На следующий день Бомарше написал своей дочке в Гавр:
«12 августа 1792 г.
«...Мои мысли обратились к твоей маме, к тебе и моим бедным сестрам. Я сказал со вздохом: „Мой ребенок в безопасности; мой возраст преклонный; моя жизнь стоит очень немногого, и это ускорило бы смерть не по природе, а всего лишь на несколько лет. Но моя дочь! Ее мать! Они в безопасности?“ Слезы текли из моих глаз. Утешенный этой мыслью, я занялся последним сроком жизни, полагая его совсем близким. Затем, с гудящей от стольких борющихся эмоций головой, я попытался ожесточиться и ни о чем не думать. Я механически наблюдал, как люди приходят и уходят; я говорил: „Момент приближается“, но думал об этом как истощенный человек, мысли которого начинают блуждать, потому что в течение четырех часов я стоял в этом состоянии бурной эмоции, перешедшей в нечто подобное смерти. Затем, чувствуя дурноту, я сел на скамью и стал ждать своей участи, не испытывая особого страха».
«Когда толпа разошлась, — рассказывает Гуден в своем повествовании, — Бомарше вернулся и пообедал у себя дома, более удивленный тем, что все осталось нетронутым, чем он удивился бы, увидев все опустошенным...»
«И так мы продолжали жить в одиночестве в том большом жилище, занятые размышлениями о бедствиях государства, а порою и о тех, что угрожали нам...
«23 августа, проснувшись, я заметил вооруженных людей на улицах, часовых у дверей и под окнами.

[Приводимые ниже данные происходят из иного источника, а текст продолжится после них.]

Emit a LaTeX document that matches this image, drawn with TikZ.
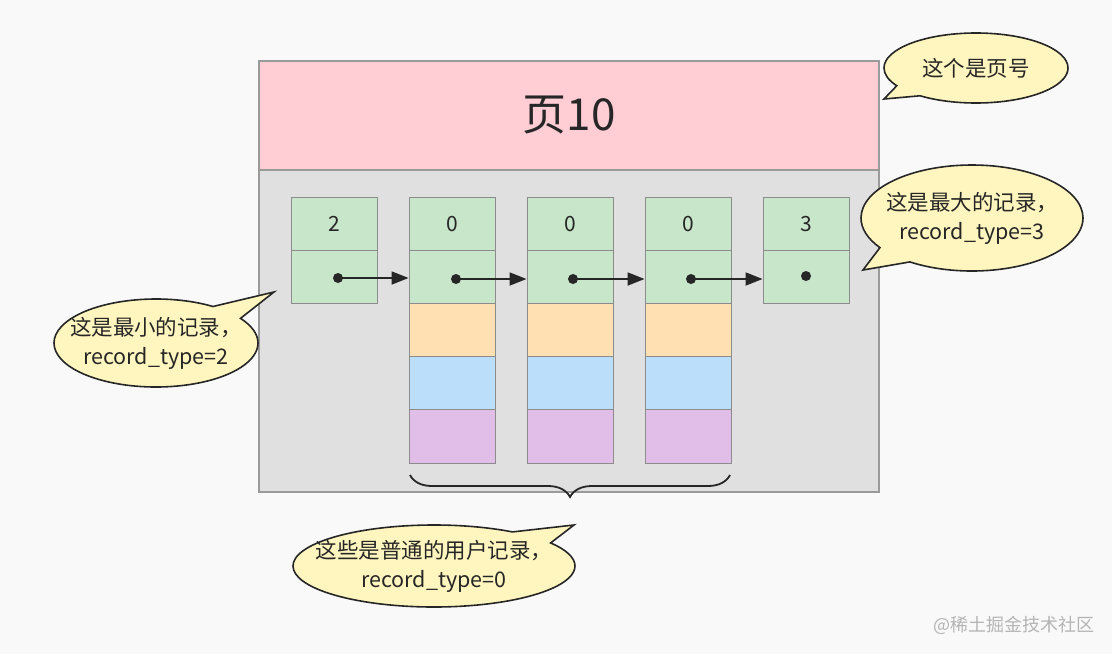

Я поспешил в комнату моего друга — я застал его окруженным зловещими людьми, занятыми обыском его бумаг и наложением печатей на его имущество. Спокойный среди них, он руководил их действиями. Когда они закончили, они увели его с собой, а я остался один в том огромном дворце, охраняемом санкюлотами, чей вид заставлял меня сомневаться, здесь ли они для того, чтобы сберечь имущество, или чтобы подать сигнал к грабежу».
Бомарше был увезен в мэрию, «где он защищался столь безупречно, — продолжает Гуден, — что его доносчики были сбиты с толку и собирались освободить его, когда Марат снова донес на него... Его отправили в Аббеи вместе с другими, чьи добродетели были основанием для проскрипции.